The NBCA Chuck Daly Lifetime Achievement Award commemorates the memory of the Hall of Fame coach who won a pair of championships with the Pistons in 1989 and 1990 and led the 1992 USA Dream Team to the gold medal at the Barcelona Olympics.
“I’ve always said that being a coach made me able to live a life where I never, ever felt like I had a job,” Fitch said. “Honest, it wasn’t about the money. It was about the feeling that I was never working, because I was doing something that I loved. It was about the competition all those relationships that were built.
“I guess what this means is that I’m 81 and going the wrong way. But seriously, anytime you get an honor from your peers it means a lot more. I’m humbled by it. It’s always great to be recognized by the guys you worked with or against. Coaching is the biggest fraternity there is and I’ve always felt like I’ve had more brothers than I could count.
“Chuck especially was a great friend and to get an award named after him makes me immediately think of all the experiences and stories we shared, some of them that could even be printed.”
Fitch recalled working a basketball camp once in Michigan when Daly sprung a surprise that he had wrangled a couple of tee times at the course where the U.S. Open would be played in a few weeks.
“Chuck kept telling me, ‘Don’t talk so long today. We gotta be on time,’ ” Fitch recalled. “When we finally rushed up there and got ready to play, I told Chuck that I had forgotten my golf shoes. So he gave me a pair of his and I went out and whipped him wearing his own shoes. I never gave them back and he never let me forget it. That’s how the relationships work.”
Fitch has been a mentor to a stable of NBA coaches, including Danny Ainge, Butch Beard, Jim Brewer, Larry Bird, Rick Carlisle, Don Chaney, Lester Conner, Bob Hill, Lionel Hollins, Eddie Jordan, Kevin McHale, Flip Saunders, Reggie Theus and Lenny Wilkens. Hall of Fame coach Phil Jackson played for Fitch in the college ranks.
“I had the privilege of being coached by Bill Fitch when I was a part of his team at the University of North Dakota,” Jackson said. “He was a great coach and teacher then carried these traits to a great NBA career.”
“Bill Fitch coached me to my first championship, a thrill I will never forget,” said the Hall of Famer Bird. “He is so deserving of this highest honor in memory of Chuck Daly.”
While he was celebrated for teaming with the rookie Bird to turn the 29-53 Celtics into a 61-21 team that made the 1980 East finals and a championship club the next season, it was that Fitch’s first NBA experience, in Cleveland, that probably has the strongest hold.
Having ushered the expansion franchise into the league with a 15-67 record in 1970-71, five seasons later, Fitch and the Cavaliers went on a ride that became known as “The Miracle of Richfield.”

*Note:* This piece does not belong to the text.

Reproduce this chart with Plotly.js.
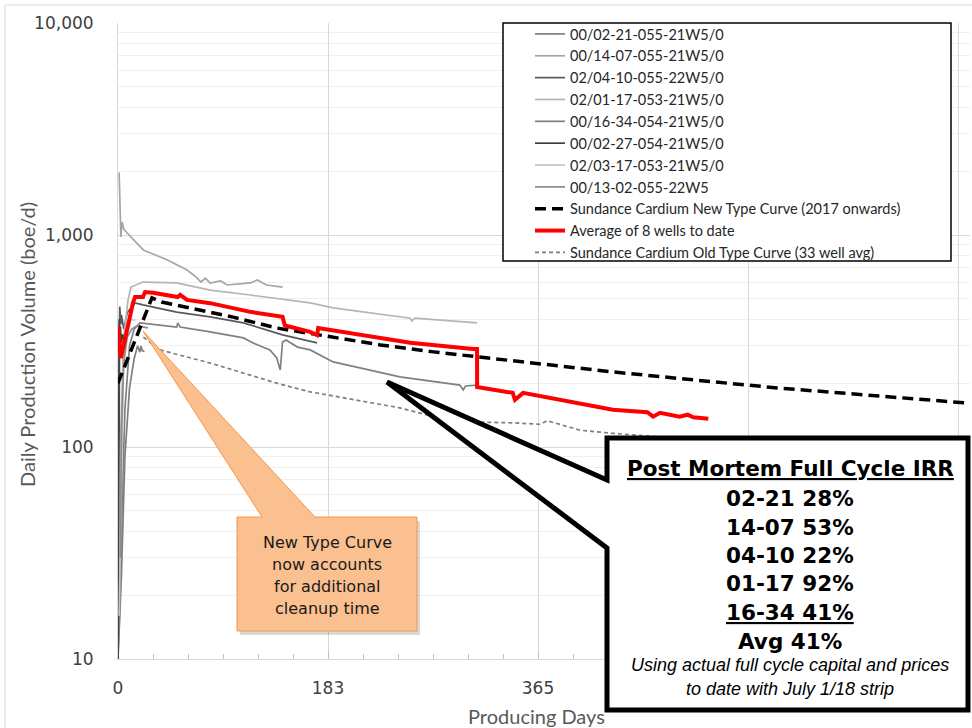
<!DOCTYPE html>
<html><head><meta charset="utf-8">
<script src="https://cdn.plot.ly/plotly-3.0.1.min.js"></script>
<style>html,body{margin:0;padding:0;background:#fff}#chart{width:972px;height:728px}</style>
</head><body><div id="chart"></div>
<script>
// ---------------- DATA ----------------
const wellNames = ["00/02-21-055-21W5/0","00/14-07-055-21W5/0","02/04-10-055-22W5/0","02/01-17-053-21W5/0",
                   "00/16-34-054-21W5/0","00/02-27-054-21W5/0","02/03-17-053-21W5/0","00/13-02-055-22W5"];
const wellColors = ["#808080","#a6a6a6","#595959","#b5b5b5","#7f7f7f","#404040","#c4c4c4","#8c8c8c"];

const w1Days = [0,1,3,6,10,14,19,30,51,52,54,80,109,117,132,138,141,143,146,156,167,187,245,297,300,302,312];
const w1Vals = [10.5,14,40,150,300,360,385,380,368,385,368,349,327,310,287,263,231,313,320,296,287,252,214,196,186,194,196];
const w2Days = [0.8,1,2.5,3.5,5,8,22,43,60,68,72,76,80,89,95,115,121,129,143];
const w2Vals = [1960,1960,979,1151,1067,1022,850,762,684,633,600,625,594,607,581,594,613,581,568];
const w3Days = [0,1,1.5,2.5,3,5,8,14.8,21.7,51,80,109,143,173];
const w3Vals = [10,60,460,380,420,360,430,478,468,433,411,385,338,310];
const w4Days = [0,2,5,8.7,11.3,21.7,51,80,115,167,187,254,255.5,258,312];
const w4Vals = [10,100,330,493,568,600,594,550,521,478,453,405,393,405,385];
const w5Days = [0,3,6,10,14,17,19,20,21,23];
const w5Vals = [10,25,90,190,260,300,280,300,285,282];
const w6Days = [0,0.5,1,1.5,2,3,4,5];
const w6Vals = [10,200,400,330,370,310,340,320];
const w7Days = [1,3,5,8,12,15];
const w7Vals = [16,80,300,390,400,395];
const w8Days = [2,3,5,8,12,16,20,26];
const w8Vals = [30,120,250,330,360,372,370,365];

const newTcDays = [0,29.5,38,100,138,228,274,367,430,517,573,739];
const newTcVals = [200,505,483,410,364,303,281,246,226,203,190,161];

const avgDays = [0,2.5,13,14.8,21.7,23.5,30.4,52,54,60,80,115,143,145,167,173,174,254,308.5,312,312.1,343,345,352,430,460,465,471,488,495,500,513];
const avgVals = [370,263,478,510,510,538,534,510,522,494,477,434,411,374,349,337,364,310,290,290,192,180,167,180,150,146,139,145,139,142,138,136];

const oldTcDays = [22,36.5,80,108.6,138,167,204,245,274,315,343,367,373,401.5,430,448,506];
const oldTcVals = [330,287,249,223,200,182,167,153,139,131,130,128,133,120,116,114,108];

const xTickVals = [0,182.5,365,547.5,730];
const xTickText = ["0","183","365","",""];   // 548 and 730 sit behind the IRR box
const yTickVals = [10,100,1000,10000];
const yTickText = ["10","100","1,000","10,000"];

const xTitle = "Producing Days";
const yTitle = "Daily Production Volume (boe/d)";
const irrTitle = "Post Mortem Full Cycle IRR";
const irrLines = ["02-21 28%","14-07 53%","04-10 22%","01-17 92%","16-34 41%","Avg 41%"];
const irrNotes = ["Using actual full cycle capital and prices","to date with July 1/18 strip"];
const calloutLines = ["New Type Curve","now accounts","for additional","cleanup time"];

// ---------------- TRACES ----------------
const wellDays = [w1Days,w2Days,w3Days,w4Days,w5Days,w6Days,w7Days,w8Days];
const wellVals = [w1Vals,w2Vals,w3Vals,w4Vals,w5Vals,w6Vals,w7Vals,w8Vals];
const traces = [];
for (let i=0;i<8;i++){
  traces.push({x:wellDays[i], y:wellVals[i], name:wellNames[i], type:'scatter', mode:'lines',
    line:{color:wellColors[i], width:1.7}});
}
traces.push({x:newTcDays, y:newTcVals, name:"Sundance Cardium New Type Curve (2017 onwards)", type:'scatter', mode:'lines',
  line:{color:'#000000', width:3.5, dash:'11px,6px'}});
traces.push({x:avgDays, y:avgVals, name:"Average of 8 wells to date", type:'scatter', mode:'lines',
  line:{color:'#ff0000', width:4}});
traces.push({x:oldTcDays, y:oldTcVals, name:"Sundance Cardium Old Type Curve (33 well avg)", type:'scatter', mode:'lines',
  line:{color:'#7f7f7f', width:1.7, dash:'4px,3px'}});

// ---------------- LAYOUT ----------------
const L=118, R=970, T=23, B=659;
const px = v => (v-L)/(R-L);
const py = v => (B-v)/(B-T);
const pts = a => a.map((p,i)=>(i?'L':'M')+px(p[0]).toFixed(5)+','+py(p[1]).toFixed(5)).join(' ')+' Z';

const orangePts = [[237,517],[262,517],[143,331],[315,517],[417,517],[417,631],[237,631]];
const shadowPts = orangePts.map(p=>[p[0]+3,p[1]+4]);
const blackPts = [[607,438],[968,438],[968,710],[607,710],[607,548],[387,382],[607,480]];

const shapes = [
  {type:'rect', xref:'paper', yref:'paper', x0:px(5), x1:px(990), y0:py(750), y1:py(5), line:{color:'#d9d9d9', width:1}, fillcolor:'rgba(0,0,0,0)', layer:'below'},
  {type:'rect', xref:'paper', yref:'paper', x0:px(503), x1:px(951), y0:py(261), y1:py(23), line:{color:'#000', width:1.5}, fillcolor:'#ffffff', layer:'above'},
  {type:'path', xref:'paper', yref:'paper', path:pts(shadowPts), line:{width:0}, fillcolor:'rgba(0,0,0,0.15)', layer:'above'},
  {type:'path', xref:'paper', yref:'paper', path:pts(orangePts), line:{color:'#f79646', width:1}, fillcolor:'#fac08f', layer:'above'},
  {type:'path', xref:'paper', yref:'paper', path:pts(blackPts), line:{color:'#000', width:5}, fillcolor:'#ffffff', layer:'above'}
];

const annotations = [];
const titleFont = {family:'Lato', size:20, color:'#595959'};
annotations.push({xref:'paper', yref:'paper', x:px(536), y:py(716), text:xTitle, showarrow:false, xanchor:'center', yanchor:'middle', font:titleFont});
annotations.push({xref:'paper', yref:'paper', x:px(27), y:py(345), text:yTitle, textangle:-90, showarrow:false, xanchor:'center', yanchor:'middle', font:titleFont});
const boldFont = {family:'DejaVu Sans', size:21.5, color:'#000', weight:'bold'};
annotations.push({xref:'paper', yref:'paper', x:px(790), y:py(468), text:'<u>'+irrTitle+'</u>', showarrow:false, xanchor:'center', yanchor:'middle', font:boldFont});
const irrY = [498,527,555,583,612,641];
irrLines.forEach((t,i)=>{
  annotations.push({xref:'paper', yref:'paper', x:px(790), y:py(irrY[i]), text:(i===4?'<u>'+t+'</u>':t), showarrow:false, xanchor:'center', yanchor:'middle', font:boldFont});
});
const noteY = [665,689];
irrNotes.forEach((t,i)=>{
  annotations.push({xref:'paper', yref:'paper', x:px(790), y:py(noteY[i]), text:'<i>'+t+'</i>', showarrow:false, xanchor:'center', yanchor:'middle',
    font:{family:'Liberation Sans Narrow, Arial Narrow, Liberation Sans, sans-serif', size:18, color:'#000'}});
});
const coY = [542,564,586,608];
calloutLines.forEach((t,i)=>{
  annotations.push({xref:'paper', yref:'paper', x:px(327), y:py(coY[i]), text:t, showarrow:false, xanchor:'center', yanchor:'middle',
    font:{family:'DejaVu Sans', size:16, color:'#1a1a1a'}});
});

const layout = {
  width:972, height:728,
  margin:{l:L, r:972-R, t:T, b:728-B},
  paper_bgcolor:'#ffffff', plot_bgcolor:'#ffffff',
  showlegend:true,
  legend:{x:px(530), y:py(18), xanchor:'left', yanchor:'top', bgcolor:'rgba(0,0,0,0)', borderwidth:0,
    font:{family:'Lato', size:14.5, color:'#262626'}, tracegroupgap:0, itemwidth:30},
  xaxis:{range:[0,740.4], tickmode:'array', tickvals:xTickVals, ticktext:xTickText,
    showgrid:true, gridcolor:'#d9d9d9', gridwidth:1, zeroline:false, showline:true, linecolor:'#d9d9d9', linewidth:1,
    ticks:'inside', ticklen:8, tickcolor:'#bfbfbf',
    minor:{tickmode:'linear', tick0:0, dtick:30.41667, ticks:'inside', ticklen:5, tickcolor:'#bfbfbf', showgrid:false},
    tickfont:{family:'DejaVu Sans', size:17, color:'#404040'}, ticklabelstandoff:14},
  yaxis:{type:'log', range:[1,4], tickmode:'array', tickvals:yTickVals, ticktext:yTickText,
    showgrid:true, gridcolor:'#d9d9d9', gridwidth:1, zeroline:false, showline:true, linecolor:'#d9d9d9', linewidth:1,
    ticks:'', minor:{dtick:'D1', showgrid:true, gridcolor:'#f0f0f0', ticks:''},
    tickfont:{family:'DejaVu Sans', size:17, color:'#404040'}, ticklabelstandoff:20},
  shapes:shapes, annotations:annotations
};

Plotly.newPlot('chart', traces, layout, {staticPlot:true});
</script>
</body></html>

With a team that featured Austin Carr, Jim Chones, Campy Russell, Nate Thurmond, Bingo Smith, Jim Cleamons, Dick Snyder and Foots Walker, the Cavs compiled a 49-33 record and won the Central Division. The Cavs made the playoffs for the first time and knocked off the defending Eastern Conference-champion Bullets in the conference semifinals when Snyder nailed a jumper with four seconds left in Game 7.
An injury kept Chones out of the Eastern Conference finals and the Cavs lost to Boston in six games. Yet “The Miracle of Richfield” lived on as the Cavs did not win another playoff series until 1992.
“You’ve got to start out by saying that you have to like any team that Bird was on,” Fitch said. “But your first-born is special and what we did that year in Cleveland still lives with the people who were there to see it.
“I really wouldn’t want to choose between those two teams if you forced me. But you know what? There was something to like about every one of those other teams, too.”
After Fitch watches the Spurs and Heat play Game 3 from courtside, he’ll get back home to watch it again and again, breaking down plays, analyzing defenses, gleaning little bits of information that will help another coach.
The machines and the technology may have changed, but not Capt. Video.